== Objective ==
Retype the opening lines of the listing below, ending with the line that contains "96.2, 98.7, 90.0];", and leave out any pictures.

== Provided records ==
====

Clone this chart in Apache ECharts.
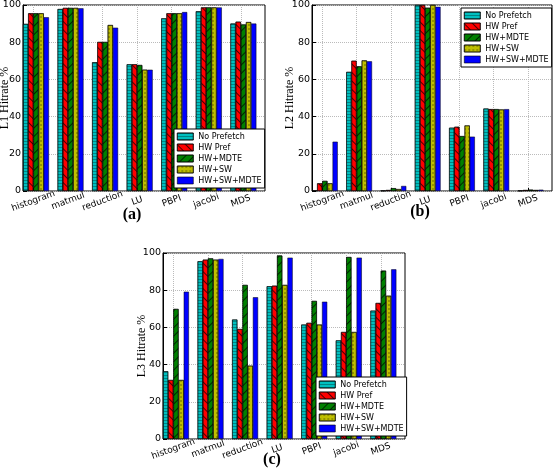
<!DOCTYPE html>
<html><head><meta charset="utf-8">
<script src="https://cdn.jsdelivr.net/npm/echarts@6.0.0/dist/echarts.min.js"></script>
<style>html,body{margin:0;padding:0;background:#fff}#c{width:553px;height:472px}</style>
</head><body><div id="c"></div>
<script>
const categories = ['histogram','matmul','reduction','LU','PBPI','jacobi','MDS'];
const seriesNames = ['No Prefetch','HW Pref','HW+MDTE','HW+SW','HW+SW+MDTE'];
const panelTitles = ['L1 Hitrate %','L2 Hitrate %','L3 Hitrate %'];
const panelLetters = ['(a)','(b)','(c)'];

const l1NoPrefetch = [89.8, 97.8, 69.2, 68.1, 92.8, 96.6, 90.0];
const l1HwPref     = [95.5, 98.4, 80.1, 68.1, 95.5, 98.7, 91.0];
const l1HwMdte     = [95.5, 98.4, 80.1, 67.7, 95.5, 98.7, 89.5];
const l1HwSw       = [95.5, 98.4, 89.2, 65.2, 95.5, 98.7, 90.8];
const l1HwSwMdte   = [93.4, 98.2, 87.8, 65.2, 96.2, 98.7, 90.0];

const l2NoPrefetch = [0.2, 64.0, 0.2, 100, 34.0, 44.3, 0.2];
const l2HwPref     = [4.1, 70.0, 0.5, 100, 34.5, 44.0, 0.5];
const l2HwMdte     = [5.4, 67.0, 1.5, 98.5, 29.5, 44.0, 0.7];
const l2HwSw       = [4.1, 70.2, 1.0, 100, 35.2, 43.8, 0.5];
const l2HwSwMdte   = [26.5, 69.7, 2.7, 99.0, 29.2, 44.0, 0.7];

const l3NoPrefetch = [36.4, 95.5, 64.2, 82.1, 61.5, 53.0, 69.0];
const l3HwPref     = [31.7, 96.4, 59.1, 82.4, 62.4, 57.5, 73.1];
const l3HwMdte     = [69.9, 97.1, 82.8, 98.6, 74.2, 97.8, 90.5];
const l3HwSw       = [31.7, 96.4, 39.4, 82.8, 61.5, 57.5, 77.0];
const l3HwSwMdte   = [79.2, 96.8, 76.2, 97.5, 73.8, 97.5, 91.2];

const panelData = [
  [l1NoPrefetch, l1HwPref, l1HwMdte, l1HwSw, l1HwSwMdte],
  [l2NoPrefetch, l2HwPref, l2HwMdte, l2HwSw, l2HwSwMdte],
  [l3NoPrefetch, l3HwPref, l3HwMdte, l3HwSw, l3HwSwMdte]
];

// ---- layout / styling ----
const grids = [
  {left: 23, top: 5, width: 242, height: 186},
  {left: 312, top: 5, width: 240, height: 186},
  {left: 163, top: 253, width: 242, height: 186}
];
const legendPos = [{left: 174, top: 129}, {left: 461, top: 8}, {left: 316, top: 377}];
const nameGaps = [12, 16, 15];
const letterPos = [[132, 215], [420, 212], [272, 460]];

const seriesStyles = [
  {color: '#00BFBF', decal: {symbol: 'rect', symbolSize: 1, dashArrayX: [1, 0], dashArrayY: [1, 1.5], color: 'rgba(0,60,60,0.45)'}},
  {color: '#FF0000', decal: {symbol: 'rect', symbolSize: 1, dashArrayX: [1, 0], dashArrayY: [1, 5], rotation: Math.PI / 4, color: 'rgba(0,0,0,0.7)'}},
  {color: '#008000', decal: {symbol: 'rect', symbolSize: 1, dashArrayX: [1, 0], dashArrayY: [1, 5], rotation: -Math.PI / 4, color: 'rgba(0,0,0,0.7)'}},
  {color: '#BFBF00', decal: {symbol: 'circle', symbolSize: 0.7, dashArrayX: [2, 1.5], dashArrayY: [2, 1.5], color: 'rgba(60,60,0,0.9)'}},
  {color: '#0000FF', decal: null}
];

const tickPos = categories.map((c, i) => i + 0.3);
const font = 'DejaVu Sans';

const xAxis = [], yAxis = [], series = [], legend = [], graphic = [];
grids.forEach((g, gi) => {
  xAxis.push({
    type: 'category', gridIndex: gi, data: categories, position: 'top', boundaryGap: true,
    axisLine: {show: false}, axisTick: {show: false}, axisLabel: {show: false}, splitLine: {show: false}
  });
  xAxis.push({
    type: 'value', gridIndex: gi, min: 0, max: 7, position: 'bottom',
    axisLine: {show: false},
    axisTick: {show: true, inside: true, length: 3, customValues: tickPos, lineStyle: {color: '#000'}},
    axisLabel: {
      customValues: tickPos, formatter: v => categories[Math.round(v - 0.3)],
      rotate: 20, align: 'center', verticalAlign: 'middle', margin: 10,
      fontSize: 9, color: '#000', fontFamily: font
    },
    splitLine: {show: true, lineStyle: {color: '#bbb', type: 'dotted', width: 1}}
  });
  yAxis.push({
    type: 'value', gridIndex: gi, min: 0, max: 100, interval: 20,
    name: panelTitles[gi], nameLocation: 'middle', nameGap: nameGaps[gi], nameMoveOverlap: false,
    nameTextStyle: {fontFamily: 'Liberation Serif', fontSize: 12, color: '#000'},
    axisLine: {show: true, lineStyle: {color: '#000'}},
    axisTick: {show: true, inside: true, length: 4, lineStyle: {color: '#000'}},
    axisLabel: {fontSize: 9.5, color: '#000', margin: 2, fontFamily: font},
    splitLine: {show: true, lineStyle: {color: '#bbb', type: 'dotted', width: 1}}
  });
  panelData[gi].forEach((vals, si) => {
    const st = seriesStyles[si];
    const itemStyle = {color: st.color, borderColor: '#000', borderWidth: 0.5};
    if (st.decal) itemStyle.decal = st.decal;
    series.push({
      type: 'bar', name: seriesNames[si], xAxisIndex: gi * 2, yAxisIndex: gi,
      data: vals, barWidth: '15%', barGap: '0%', itemStyle: itemStyle,
      emphasis: {disabled: true}, animation: false
    });
  });
  series.push({
    type: 'bar', name: 'spacer', xAxisIndex: gi * 2, yAxisIndex: gi,
    data: [], barWidth: '25%', barGap: '0%', animation: false
  });
  legend.push({
    data: seriesNames, orient: 'vertical', left: legendPos[gi].left, top: legendPos[gi].top,
    itemWidth: 16, itemHeight: 7, itemGap: 0, padding: [2, 3, 2, 3],
    backgroundColor: '#fff', borderColor: '#000', borderWidth: 1, borderRadius: 0,
    icon: 'rect', selectedMode: false,
    itemStyle: {borderColor: '#000', borderWidth: 0.6},
    textStyle: {fontSize: 8, fontFamily: font, color: '#000', lineHeight: 11}
  });
  graphic.push({
    type: 'text', x: letterPos[gi][0], y: letterPos[gi][1],
    style: {text: panelLetters[gi], align: 'center', verticalAlign: 'middle',
            font: 'bold 16px "Liberation Serif"', fill: '#000'}
  });
});

const chart = echarts.init(document.getElementById('c'), null, {renderer: 'canvas'});
chart.setOption({
  animation: false,
  backgroundColor: '#fff',
  grid: grids.map(g => Object.assign({show: true, borderColor: '#000', borderWidth: 1, backgroundColor: 'transparent', containLabel: false, outerBoundsMode: 'none'}, g)),
  xAxis: xAxis, yAxis: yAxis, series: series, legend: legend, graphic: graphic
});
</script></body></html>
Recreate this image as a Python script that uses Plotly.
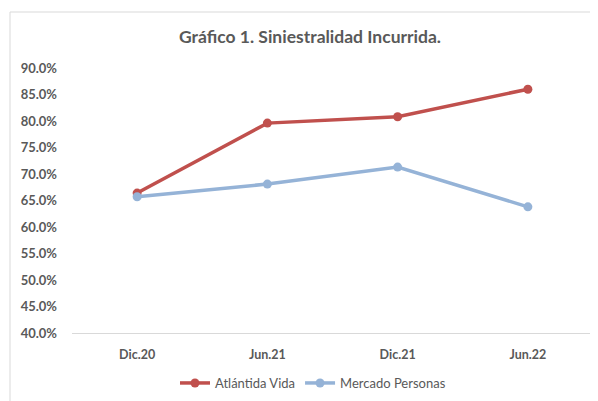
import plotly.graph_objects as go

categories = ["Dic.20", "Jun.21", "Dic.21", "Jun.22"]
atlantida = [0.664, 0.796, 0.808, 0.860]
mercado = [0.657, 0.681, 0.713, 0.638]
tick_vals = [0.40, 0.45, 0.50, 0.55, 0.60, 0.65, 0.70, 0.75, 0.80, 0.85, 0.90]

FONT = "Lato, 'Open Sans', sans-serif"
GRAY = "#595959"

# page body has an 8px default margin; compensate so marks land where intended
OFF = 8
L, T = 72 - OFF, 68 - OFF
PW, PH = 521, 265
W, H = 598, 401

fig = go.Figure()
fig.add_trace(go.Scatter(x=categories, y=atlantida, name="Atlántida Vida",
                         mode="lines+markers",
                         line=dict(color="#C0504D", width=3.5),
                         marker=dict(size=9, color="#C0504D")))
fig.add_trace(go.Scatter(x=categories, y=mercado, name="Mercado Personas",
                         mode="lines+markers",
                         line=dict(color="#95B3D7", width=3.5),
                         marker=dict(size=9, color="#95B3D7")))

fig.update_layout(
    width=W, height=H,
    margin=dict(l=L, r=W - L - PW, t=T, b=H - T - PH, autoexpand=False),
    paper_bgcolor="white", plot_bgcolor="white",
    font=dict(family=FONT, color=GRAY, size=12),
    title=dict(text="<b>Gráfico 1. Siniestralidad Incurrida.</b>",
               x=(310 - OFF) / W, xanchor="center",
               y=(H - (37 - OFF)) / H, yanchor="middle", yref="container",
               font=dict(size=17.5, color=GRAY, family=FONT)),
    showlegend=True,
    legend=dict(orientation="h", x=(313 - 72) / PW, xanchor="center",
                y=(333 - 383) / PH, yanchor="middle",
                font=dict(size=13, color=GRAY, family=FONT), bgcolor="rgba(0,0,0,0)"),
    xaxis=dict(type="category", range=[-0.5, 3.5], showgrid=False, showline=True,
               linecolor="#D9D9D9", linewidth=1, ticks="",
               tickfont=dict(size=12.5, color=GRAY, family=FONT),
               ticklabelstandoff=10, zeroline=False),
    yaxis=dict(range=[0.40, 0.90], tickvals=tick_vals, tickformat=".1%",
               showgrid=False, showline=False, zeroline=False, ticks="",
               tickfont=dict(size=13, color=GRAY, family=FONT), ticklabelstandoff=14),
    shapes=[dict(type="rect", xref="paper", yref="paper",
                 x0=(10 - 72) / PW, x1=1.1, y0=-0.4, y1=(333 - 12) / PH,
                 line=dict(color="#D9D9D9", width=1), fillcolor="rgba(0,0,0,0)", layer="below")],
)

# bold tick labels
fig.update_xaxes(tickvals=categories, ticktext=[f"<b>{c}</b>" for c in categories])
fig.update_yaxes(ticktext=[f"<b>{v*100:.1f}%</b>" for v in tick_vals])

fig.write_html("out.html")
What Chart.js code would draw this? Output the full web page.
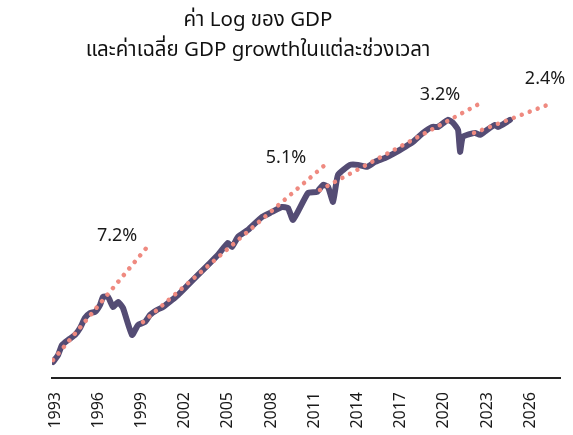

====

== Task result ==
Clone this chart in Apache ECharts.
<!DOCTYPE html>
<html><head><meta charset="utf-8">
<script src="https://cdn.jsdelivr.net/npm/echarts@6.0.0/dist/echarts.min.js"></script>
<style>html,body{margin:0;padding:0;background:#fff}#c{width:553px;height:472px}</style>
</head><body><div id="c"></div>
<script>
const categories = ['histogram','matmul','reduction','LU','PBPI','jacobi','MDS'];
const seriesNames = ['No Prefetch','HW Pref','HW+MDTE','HW+SW','HW+SW+MDTE'];
const panelTitles = ['L1 Hitrate %','L2 Hitrate %','L3 Hitrate %'];
const panelLetters = ['(a)','(b)','(c)'];

const l1NoPrefetch = [89.8, 97.8, 69.2, 68.1, 92.8, 96.6, 90.0];
const l1HwPref     = [95.5, 98.4, 80.1, 68.1, 95.5, 98.7, 91.0];
const l1HwMdte     = [95.5, 98.4, 80.1, 67.7, 95.5, 98.7, 89.5];
const l1HwSw       = [95.5, 98.4, 89.2, 65.2, 95.5, 98.7, 90.8];
const l1HwSwMdte   = [93.4, 98.2, 87.8, 65.2, 96.2, 98.7, 90.0];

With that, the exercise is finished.